When Soho's Black Market records shut, very unexpectedly, back in February, London didn't just lose a record shop. It lost another institution, another site of communion. It was another end of an era, in an era when ends roll round with depressing regularity.
BM Soho was a record shop like record shops are, or more pertinently were, meant to be; dark, cramped, lined with everything you wanted and a tonne of things you never knew you desired till you saw them up there on the walls, down there in the crates. Opened in 1988 Black Market, as it was then, catered to a crowd interested in house and techno and later became a mecca for the nascent D&B scene, beloved by DJs, producers and punters alike.

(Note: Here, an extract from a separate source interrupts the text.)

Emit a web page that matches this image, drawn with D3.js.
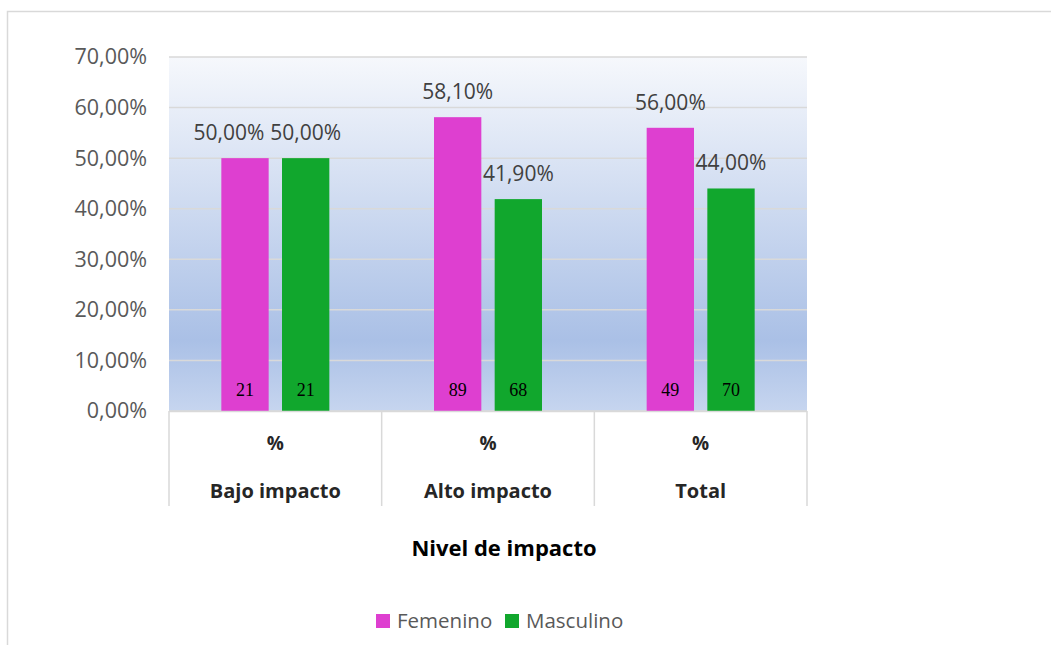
<!DOCTYPE html>
<html>
<head>
<meta charset="utf-8">
<script src="https://cdn.jsdelivr.net/npm/d3@7"></script>
<style>
  body { margin: 0; background: #fff; }
  text { font-family: "Open Sans", "Noto Sans", sans-serif; }
</style>
</head>
<body>
<div id="chart"></div>
<script>
// Data
var categories = ["Bajo impacto", "Alto impacto", "Total"];
var series = ["Femenino", "Masculino"];
var femenino = [50.0, 58.1, 56.0];
var masculino = [50.0, 41.9, 44.0];
var femeninoN = [21, 89, 49];
var masculinoN = [21, 68, 70];
var yTicks = [0, 10, 20, 30, 40, 50, 60, 70];

var colors = { "Femenino": "#de3fd0", "Masculino": "#11a72d" };

var svgWidth = 1051, svgHeight = 645;
var svg = d3.select("#chart").append("svg")
    .attr("width", svgWidth)
    .attr("height", svgHeight);

// outer frame (runs past the right and bottom edges)
svg.append("rect")
    .attr("x", 7.5).attr("y", 11.5)
    .attr("width", 1100).attr("height", 700)
    .attr("fill", "#fff")
    .attr("stroke", "#d9d9d9")
    .attr("stroke-width", 1.5);

var margin = { top: 57, left: 169, right: 244, bottom: 234 };
var width = svgWidth - margin.left - margin.right;
var height = svgHeight - margin.top - margin.bottom;

var chartGroup = svg.append("g")
    .attr("transform", `translate(${margin.left}, ${margin.top})`);

// background gradient
var grad = svg.append("defs").append("linearGradient")
    .attr("id", "bg").attr("x1", 0).attr("y1", 0).attr("x2", 0).attr("y2", 1);
grad.append("stop").attr("offset", "0%").attr("stop-color", "#f6f8fc");
grad.append("stop").attr("offset", "80%").attr("stop-color", "#aac0e6");
grad.append("stop").attr("offset", "100%").attr("stop-color", "#c6d5ef");

chartGroup.append("rect")
    .attr("width", width).attr("height", height)
    .attr("fill", "url(#bg)");

var xScale = d3.scaleBand().domain(categories).range([0, width]);
var xInner = d3.scaleBand().domain(series).range([0, 108]).paddingInner(0.22);
var yScale = d3.scaleLinear().domain([0, 70]).range([height, 0]);

// gridlines
chartGroup.append("g")
    .selectAll("line")
    .data(yTicks)
    .enter()
    .append("line")
    .attr("x1", 0).attr("x2", width)
    .attr("y1", d => yScale(d)).attr("y2", d => yScale(d))
    .attr("stroke", "#d9d9d9")
    .attr("stroke-width", 1.5);

// y axis labels
var leftAxis = d3.axisLeft(yScale)
    .tickValues(yTicks)
    .tickSize(0)
    .tickPadding(22)
    .tickFormat(d => d3.format(".2f")(d).replace(".", ",") + "%");
var yAxis = chartGroup.append("g").call(leftAxis);
yAxis.select(".domain").remove();
yAxis.selectAll("text")
    .attr("fill", "#595959")
    .style("font-size", "21.5px")
    .style("font-family", "'Open Sans', sans-serif");

// rows for bars
var rows = categories.map((c, i) => ({
    cat: c,
    vals: [
        { s: "Femenino", v: femenino[i], n: femeninoN[i] },
        { s: "Masculino", v: masculino[i], n: masculinoN[i] }
    ]
}));

var offset = (xScale.bandwidth() - 108) / 2;

var groups = chartGroup.selectAll(".cat")
    .data(rows)
    .enter()
    .append("g")
    .attr("transform", d => `translate(${xScale(d.cat) + offset}, 0)`);

groups.selectAll("rect")
    .data(d => d.vals)
    .enter()
    .append("rect")
    .attr("x", d => xInner(d.s))
    .attr("y", d => yScale(d.v))
    .attr("width", xInner.bandwidth())
    .attr("height", d => height - yScale(d.v))
    .attr("fill", d => colors[d.s]);

// value labels
groups.each(function() {
    var labels = d3.select(this).selectAll(".val")
        .data(d => d.vals)
        .enter()
        .append("text")
        .attr("class", "val")
        .attr("x", d => xInner(d.s) + xInner.bandwidth() / 2)
        .attr("y", d => yScale(d.v) - 18)
        .attr("text-anchor", "middle")
        .attr("fill", "#404040")
        .style("font-size", "21px")
        .text(d => d3.format(".2f")(d.v).replace(".", ",") + "%");
    // push the first label left if the pair collides (like Excel does)
    var nodes = labels.nodes();
    var a = nodes[0].getBBox(), b = nodes[1].getBBox();
    var overlapY = a.y < b.y + b.height && b.y < a.y + a.height;
    if (overlapY && a.x + a.width + 6 > b.x) {
        var shift = a.x + a.width + 6 - b.x;
        d3.select(nodes[0]).attr("x", +d3.select(nodes[0]).attr("x") - shift);
    }
});

// counts inside bars
groups.selectAll(".cnt")
    .data(d => d.vals)
    .enter()
    .append("text")
    .attr("x", d => xInner(d.s) + xInner.bandwidth() / 2)
    .attr("y", height - 15)
    .attr("text-anchor", "middle")
    .attr("fill", "#000")
    .style("font-family", "'Liberation Serif', 'DejaVu Serif', serif")
    .style("font-size", "18px")
    .text(d => d.n);

// category axis table
var axisG = chartGroup.append("g").attr("transform", `translate(0, ${height})`);
axisG.selectAll("line")
    .data(categories.concat(["end"]))
    .enter()
    .append("line")
    .attr("x1", (d, i) => i * xScale.step())
    .attr("x2", (d, i) => i * xScale.step())
    .attr("y1", 0).attr("y2", 95)
    .attr("stroke", "#d9d9d9")
    .attr("stroke-width", 1.5);
axisG.append("line")
    .attr("x1", 0).attr("x2", width)
    .attr("y1", 0.5).attr("y2", 0.5)
    .attr("stroke", "#d9d9d9").attr("stroke-width", 1.5);

axisG.selectAll(".pct")
    .data(categories)
    .enter()
    .append("text")
    .attr("x", d => xScale(d) + xScale.bandwidth() / 2)
    .attr("y", 39)
    .attr("text-anchor", "middle")
    .attr("fill", "#262626")
    .style("font-weight", "bold")
    .style("font-size", "19px")
    .text("%");

axisG.selectAll(".catlab")
    .data(categories)
    .enter()
    .append("text")
    .attr("x", d => xScale(d) + xScale.bandwidth() / 2)
    .attr("y", 87)
    .attr("text-anchor", "middle")
    .attr("fill", "#262626")
    .style("font-weight", "bold")
    .style("font-size", "20px")
    .text(d => d);

// axis title
chartGroup.append("text")
    .attr("x", width / 2 + 16)
    .attr("y", height + 145)
    .attr("text-anchor", "middle")
    .attr("fill", "#000")
    .style("font-weight", "bold")
    .style("font-size", "22px")
    .text("Nivel de impacto");

// legend
var legend = svg.append("g").attr("transform", "translate(376, 614)");
var legX = [0, 129];
series.forEach((s, i) => {
    var g = legend.append("g").attr("transform", `translate(${legX[i]}, 0)`);
    g.append("rect").attr("width", 14).attr("height", 14).attr("fill", colors[s]);
    g.append("text")
        .attr("x", 21).attr("y", 14)
        .attr("fill", "#595959")
        .style("font-size", "20.5px")
        .text(s);
});
</script>
</body>
</html>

"The final decision to close BM Soho had been taken without my knowledge and consent" Goldie McGoldrick tells us, "so it was a devastating shock to me as much as it was to everyone else.The financial and business decisions had not been mine in the last couple of years and my so called investor/partner made that call. In essence he got cold feet even though the shop was performing well.
McGoldrick, known to most of London's army of devout vinyl buyers simply as Goldie, was the involved with Black Market until the day its doors didn't open for trading. I, and I imagine the story is similar for a handful of people London wide, had actually nipped into BM the day before it vanished. I was on my way to another record shop in the area and popped in to check out the new releases, have a nosey at the gear downstairs, and to ask about the general state of play in the business. Goldie was the man I was directed towards. Little did I, or seemingly he, know that we wouldn't get a chance to have a chat amongst the racks.
Turning up to a shop completely emptied of stock was "soul wrenching," Goldie says. As sentimental as we can all get about records, in situations like these it's important to remember that music transmutes into sellable assets and monetary data for accountants to mull over. "It left me furious. I hadn't been given the chance to explore options to keep the store open. There were issues with the landlord, but nothing that couldn't be resolved."
The closure of the shop is another concrete example of Soho mutating from a swinging enclave or smut, sight, and sound into another 'anywhere' in the coalition's increasingly anodyne city. This city is a place we still refer to as London even when everything that made London London is bulldozed — literally and metaphorically — to make way for another identikit high street littered with flats no one can afford to live in, street food vendors you can't afford to eat from and pubs you wouldn't want to drink in even if you could afford to. BM's prime location — it remained on in the same spot in D'Arblay Street for its whole life — was always going to come back to haunt it when the Boris-approved big boys of the private markets got involved.
Sadly our current economic climate isn't one where possibilities take preference to direct saving. Or spending. This process, of the elimination of any kind of discernable difference, results in that which exists at the edges of culture being forced ever-further-outwards.
The continued success of Record Store Day — the annual celebration of that uneasy waltz between commerce and communality — is proof that that record shops can still act as hubs of potential and as a force for good. When they're given the chance. When they aren't, we all lose out. As Goldie puts it, "all that experience and history vanishes in an instant."
BM's history — co-founded by D&B legend Nicky Blackmarket and forever associated with the genre — was made by the customers as much as it was the stock. Goldie recounts the likes of Moodymann, Masters at Work, Kerri Chandler and Ron Trent popping in regularly when they were in London. He thinks of UK house luminary Mr G as "our most treasured regular." In opposition to some record shops which favour high-minded snootiness over actual engagement with the customer, BM Soho prided itself on what Goldie calls the "friendly vibe" within the store. That isn't easily replicated.
Soho's upheaval — Madame Jojos has gone forever, Sister Ray halved in size and buggered off to Shoreditch — seems to be an attempt at stamping out individuality in an area known for it's strong connection to the arts. What was once a seedy, teeming site of interpersonal exploration is increasingly becoming space for gourmet burger outlets and the kind of coffee shops that charge you four quid for a flat white with a straight face.
As Alex Proud put it in a Telegraph editorial last year, "If you want a vision of the future for Soho, imagine a property developer shaking hands with a banker in a Michelin-starred restaurant forever." Another light has gone off in Soho, and London, permanently. Still, there'll probably be somewhere great to stuff our fat fucking faces with gluttonous slop imported from America in it's place soon. Rejoice, rejoice.